* _THE TASK_
Your task is to transcribe the records exactly, skipping every image.

(Rows from a dataset of charts and code)
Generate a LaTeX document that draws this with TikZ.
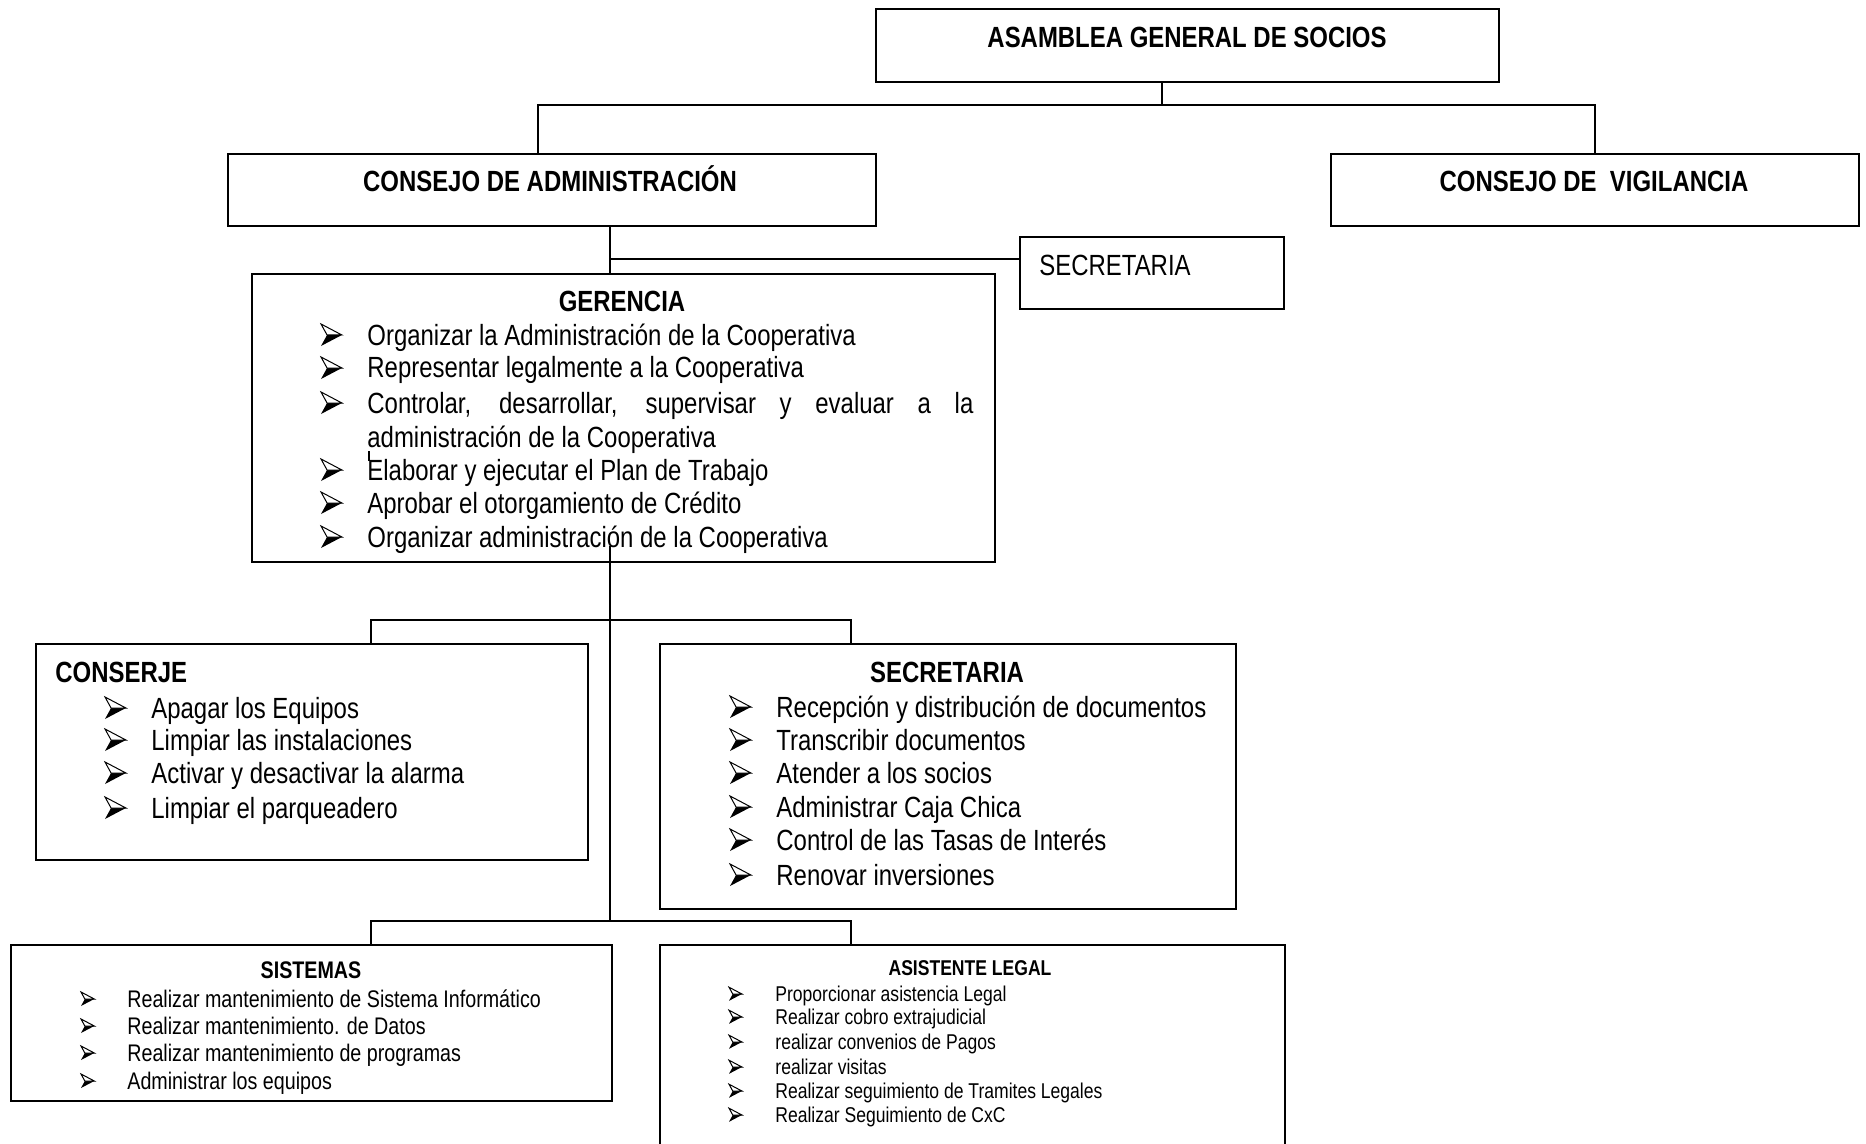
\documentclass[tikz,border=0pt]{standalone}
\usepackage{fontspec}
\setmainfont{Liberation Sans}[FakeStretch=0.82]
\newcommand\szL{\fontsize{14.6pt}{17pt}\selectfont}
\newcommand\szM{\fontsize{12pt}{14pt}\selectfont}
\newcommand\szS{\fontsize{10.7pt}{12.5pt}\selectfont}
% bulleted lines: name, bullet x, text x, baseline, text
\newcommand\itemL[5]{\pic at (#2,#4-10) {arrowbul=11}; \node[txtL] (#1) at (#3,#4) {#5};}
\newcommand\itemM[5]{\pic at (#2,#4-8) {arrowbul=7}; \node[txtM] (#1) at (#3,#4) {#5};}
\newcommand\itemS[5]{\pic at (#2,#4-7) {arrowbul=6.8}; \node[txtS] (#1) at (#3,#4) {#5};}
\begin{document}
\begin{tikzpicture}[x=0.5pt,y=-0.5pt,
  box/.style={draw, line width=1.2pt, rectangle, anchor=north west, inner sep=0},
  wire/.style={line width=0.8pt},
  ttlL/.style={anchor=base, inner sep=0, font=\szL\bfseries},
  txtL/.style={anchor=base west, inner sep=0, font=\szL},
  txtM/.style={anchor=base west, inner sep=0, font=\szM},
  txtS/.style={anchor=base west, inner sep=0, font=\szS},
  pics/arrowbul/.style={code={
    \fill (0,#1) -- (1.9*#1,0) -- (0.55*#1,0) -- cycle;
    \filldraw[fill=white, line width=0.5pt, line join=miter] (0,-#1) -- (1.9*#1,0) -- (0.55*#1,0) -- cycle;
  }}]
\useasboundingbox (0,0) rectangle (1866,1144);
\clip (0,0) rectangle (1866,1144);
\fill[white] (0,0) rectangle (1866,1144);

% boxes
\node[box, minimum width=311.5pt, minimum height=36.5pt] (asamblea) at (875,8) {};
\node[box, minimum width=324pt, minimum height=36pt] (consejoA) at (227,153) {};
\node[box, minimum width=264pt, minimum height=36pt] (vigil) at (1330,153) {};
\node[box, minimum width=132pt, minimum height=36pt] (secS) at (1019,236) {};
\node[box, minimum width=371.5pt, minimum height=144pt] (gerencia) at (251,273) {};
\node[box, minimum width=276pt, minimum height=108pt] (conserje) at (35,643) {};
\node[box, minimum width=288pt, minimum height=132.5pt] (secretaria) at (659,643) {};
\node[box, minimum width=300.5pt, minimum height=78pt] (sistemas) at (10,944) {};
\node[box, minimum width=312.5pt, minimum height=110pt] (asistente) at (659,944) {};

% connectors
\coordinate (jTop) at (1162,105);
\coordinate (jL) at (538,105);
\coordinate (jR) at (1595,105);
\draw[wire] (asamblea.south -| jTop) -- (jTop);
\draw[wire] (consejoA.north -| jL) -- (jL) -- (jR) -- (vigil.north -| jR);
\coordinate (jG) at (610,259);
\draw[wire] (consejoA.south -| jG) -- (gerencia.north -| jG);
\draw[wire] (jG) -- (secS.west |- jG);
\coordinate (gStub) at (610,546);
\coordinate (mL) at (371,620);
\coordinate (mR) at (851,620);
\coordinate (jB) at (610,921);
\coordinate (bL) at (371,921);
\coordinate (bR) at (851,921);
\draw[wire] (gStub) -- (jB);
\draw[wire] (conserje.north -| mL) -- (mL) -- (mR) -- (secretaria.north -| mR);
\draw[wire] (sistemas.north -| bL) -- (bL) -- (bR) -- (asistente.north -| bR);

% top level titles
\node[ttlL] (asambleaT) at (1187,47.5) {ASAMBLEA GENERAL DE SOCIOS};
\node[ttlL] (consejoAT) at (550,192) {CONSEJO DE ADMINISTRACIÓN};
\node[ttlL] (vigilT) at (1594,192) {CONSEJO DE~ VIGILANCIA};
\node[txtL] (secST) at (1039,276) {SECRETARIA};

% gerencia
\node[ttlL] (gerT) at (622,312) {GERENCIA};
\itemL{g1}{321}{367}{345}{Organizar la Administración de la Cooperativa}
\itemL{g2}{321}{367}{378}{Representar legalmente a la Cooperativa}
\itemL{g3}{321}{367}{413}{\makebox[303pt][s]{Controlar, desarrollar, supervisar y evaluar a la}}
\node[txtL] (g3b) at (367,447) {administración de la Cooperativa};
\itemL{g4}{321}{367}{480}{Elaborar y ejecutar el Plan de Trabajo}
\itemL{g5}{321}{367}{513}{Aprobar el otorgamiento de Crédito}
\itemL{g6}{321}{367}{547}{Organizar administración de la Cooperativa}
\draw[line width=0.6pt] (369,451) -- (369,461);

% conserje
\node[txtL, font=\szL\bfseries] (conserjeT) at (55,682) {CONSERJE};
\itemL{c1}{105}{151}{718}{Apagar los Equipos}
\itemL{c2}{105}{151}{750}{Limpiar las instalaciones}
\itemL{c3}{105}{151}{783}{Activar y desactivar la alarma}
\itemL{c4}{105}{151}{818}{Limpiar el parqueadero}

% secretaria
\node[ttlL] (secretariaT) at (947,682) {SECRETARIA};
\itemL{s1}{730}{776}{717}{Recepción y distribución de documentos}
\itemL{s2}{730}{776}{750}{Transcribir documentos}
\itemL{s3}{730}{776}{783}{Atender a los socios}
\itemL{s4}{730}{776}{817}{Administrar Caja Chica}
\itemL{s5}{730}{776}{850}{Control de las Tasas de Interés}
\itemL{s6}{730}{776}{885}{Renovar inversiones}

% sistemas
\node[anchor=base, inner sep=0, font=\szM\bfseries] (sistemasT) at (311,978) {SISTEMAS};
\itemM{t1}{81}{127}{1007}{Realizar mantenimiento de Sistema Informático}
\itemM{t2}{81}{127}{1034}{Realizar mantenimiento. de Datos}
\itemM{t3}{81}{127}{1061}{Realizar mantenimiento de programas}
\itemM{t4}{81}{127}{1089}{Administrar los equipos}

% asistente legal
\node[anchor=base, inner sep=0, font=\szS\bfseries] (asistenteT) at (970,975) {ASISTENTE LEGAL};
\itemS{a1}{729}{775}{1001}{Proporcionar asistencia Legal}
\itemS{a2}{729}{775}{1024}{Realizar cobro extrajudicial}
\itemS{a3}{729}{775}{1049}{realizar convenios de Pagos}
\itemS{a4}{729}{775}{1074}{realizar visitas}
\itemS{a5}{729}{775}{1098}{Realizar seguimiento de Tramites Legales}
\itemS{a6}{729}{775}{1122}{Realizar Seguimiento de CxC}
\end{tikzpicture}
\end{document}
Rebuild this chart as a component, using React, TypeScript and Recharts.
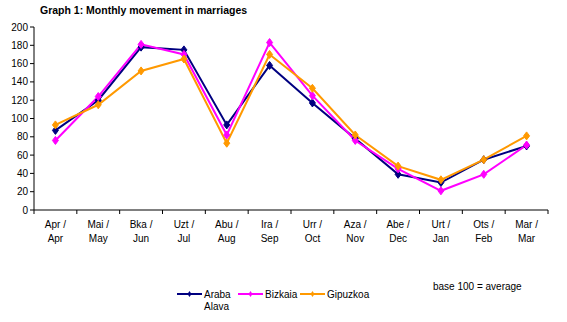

* _EXERCISE ANSWER_
Generate a LaTeX document that draws this with TikZ.
\documentclass[tikz,border=0pt]{standalone}
\usepackage{fontspec}
\setmainfont{Liberation Sans}[FakeStretch=0.82]
\newcommand\szL{\fontsize{14.6pt}{17pt}\selectfont}
\newcommand\szM{\fontsize{12pt}{14pt}\selectfont}
\newcommand\szS{\fontsize{10.7pt}{12.5pt}\selectfont}
% bulleted lines: name, bullet x, text x, baseline, text
\newcommand\itemL[5]{\pic at (#2,#4-10) {arrowbul=11}; \node[txtL] (#1) at (#3,#4) {#5};}
\newcommand\itemM[5]{\pic at (#2,#4-8) {arrowbul=7}; \node[txtM] (#1) at (#3,#4) {#5};}
\newcommand\itemS[5]{\pic at (#2,#4-7) {arrowbul=6.8}; \node[txtS] (#1) at (#3,#4) {#5};}
\begin{document}
\begin{tikzpicture}[x=0.5pt,y=-0.5pt,
  box/.style={draw, line width=1.2pt, rectangle, anchor=north west, inner sep=0},
  wire/.style={line width=0.8pt},
  ttlL/.style={anchor=base, inner sep=0, font=\szL\bfseries},
  txtL/.style={anchor=base west, inner sep=0, font=\szL},
  txtM/.style={anchor=base west, inner sep=0, font=\szM},
  txtS/.style={anchor=base west, inner sep=0, font=\szS},
  pics/arrowbul/.style={code={
    \fill (0,#1) -- (1.9*#1,0) -- (0.55*#1,0) -- cycle;
    \filldraw[fill=white, line width=0.5pt, line join=miter] (0,-#1) -- (1.9*#1,0) -- (0.55*#1,0) -- cycle;
  }}]
\useasboundingbox (0,0) rectangle (1866,1144);
\clip (0,0) rectangle (1866,1144);
\fill[white] (0,0) rectangle (1866,1144);

% boxes
\node[box, minimum width=311.5pt, minimum height=36.5pt] (asamblea) at (875,8) {};
\node[box, minimum width=324pt, minimum height=36pt] (consejoA) at (227,153) {};
\node[box, minimum width=264pt, minimum height=36pt] (vigil) at (1330,153) {};
\node[box, minimum width=132pt, minimum height=36pt] (secS) at (1019,236) {};
\node[box, minimum width=371.5pt, minimum height=144pt] (gerencia) at (251,273) {};
\node[box, minimum width=276pt, minimum height=108pt] (conserje) at (35,643) {};
\node[box, minimum width=288pt, minimum height=132.5pt] (secretaria) at (659,643) {};
\node[box, minimum width=300.5pt, minimum height=78pt] (sistemas) at (10,944) {};
\node[box, minimum width=312.5pt, minimum height=110pt] (asistente) at (659,944) {};

% connectors
\coordinate (jTop) at (1162,105);
\coordinate (jL) at (538,105);
\coordinate (jR) at (1595,105);
\draw[wire] (asamblea.south -| jTop) -- (jTop);
\draw[wire] (consejoA.north -| jL) -- (jL) -- (jR) -- (vigil.north -| jR);
\coordinate (jG) at (610,259);
\draw[wire] (consejoA.south -| jG) -- (gerencia.north -| jG);
\draw[wire] (jG) -- (secS.west |- jG);
\coordinate (gStub) at (610,546);
\coordinate (mL) at (371,620);
\coordinate (mR) at (851,620);
\coordinate (jB) at (610,921);
\coordinate (bL) at (371,921);
\coordinate (bR) at (851,921);
\draw[wire] (gStub) -- (jB);
\draw[wire] (conserje.north -| mL) -- (mL) -- (mR) -- (secretaria.north -| mR);
\draw[wire] (sistemas.north -| bL) -- (bL) -- (bR) -- (asistente.north -| bR);

% top level titles
\node[ttlL] (asambleaT) at (1187,47.5) {ASAMBLEA GENERAL DE SOCIOS};
\node[ttlL] (consejoAT) at (550,192) {CONSEJO DE ADMINISTRACIÓN};
\node[ttlL] (vigilT) at (1594,192) {CONSEJO DE~ VIGILANCIA};
\node[txtL] (secST) at (1039,276) {SECRETARIA};

% gerencia
\node[ttlL] (gerT) at (622,312) {GERENCIA};
\itemL{g1}{321}{367}{345}{Organizar la Administración de la Cooperativa}
\itemL{g2}{321}{367}{378}{Representar legalmente a la Cooperativa}
\itemL{g3}{321}{367}{413}{\makebox[303pt][s]{Controlar, desarrollar, supervisar y evaluar a la}}
\node[txtL] (g3b) at (367,447) {administración de la Cooperativa};
\itemL{g4}{321}{367}{480}{Elaborar y ejecutar el Plan de Trabajo}
\itemL{g5}{321}{367}{513}{Aprobar el otorgamiento de Crédito}
\itemL{g6}{321}{367}{547}{Organizar administración de la Cooperativa}
\draw[line width=0.6pt] (369,451) -- (369,461);

% conserje
\node[txtL, font=\szL\bfseries] (conserjeT) at (55,682) {CONSERJE};
\itemL{c1}{105}{151}{718}{Apagar los Equipos}
\itemL{c2}{105}{151}{750}{Limpiar las instalaciones}
\itemL{c3}{105}{151}{783}{Activar y desactivar la alarma}
\itemL{c4}{105}{151}{818}{Limpiar el parqueadero}

% secretaria
\node[ttlL] (secretariaT) at (947,682) {SECRETARIA};
\itemL{s1}{730}{776}{717}{Recepción y distribución de documentos}
\itemL{s2}{730}{776}{750}{Transcribir documentos}
\itemL{s3}{730}{776}{783}{Atender a los socios}
\itemL{s4}{730}{776}{817}{Administrar Caja Chica}
\itemL{s5}{730}{776}{850}{Control de las Tasas de Interés}
\itemL{s6}{730}{776}{885}{Renovar inversiones}

% sistemas
\node[anchor=base, inner sep=0, font=\szM\bfseries] (sistemasT) at (311,978) {SISTEMAS};
\itemM{t1}{81}{127}{1007}{Realizar mantenimiento de Sistema Informático}
\itemM{t2}{81}{127}{1034}{Realizar mantenimiento. de Datos}
\itemM{t3}{81}{127}{1061}{Realizar mantenimiento de programas}
\itemM{t4}{81}{127}{1089}{Administrar los equipos}

% asistente legal
\node[anchor=base, inner sep=0, font=\szS\bfseries] (asistenteT) at (970,975) {ASISTENTE LEGAL};
\itemS{a1}{729}{775}{1001}{Proporcionar asistencia Legal}
\itemS{a2}{729}{775}{1024}{Realizar cobro extrajudicial}
\itemS{a3}{729}{775}{1049}{realizar convenios de Pagos}
\itemS{a4}{729}{775}{1074}{realizar visitas}
\itemS{a5}{729}{775}{1098}{Realizar seguimiento de Tramites Legales}
\itemS{a6}{729}{775}{1122}{Realizar Seguimiento de CxC}
\end{tikzpicture}
\end{document}
Rebuild this chart as a component, using React, TypeScript and Recharts.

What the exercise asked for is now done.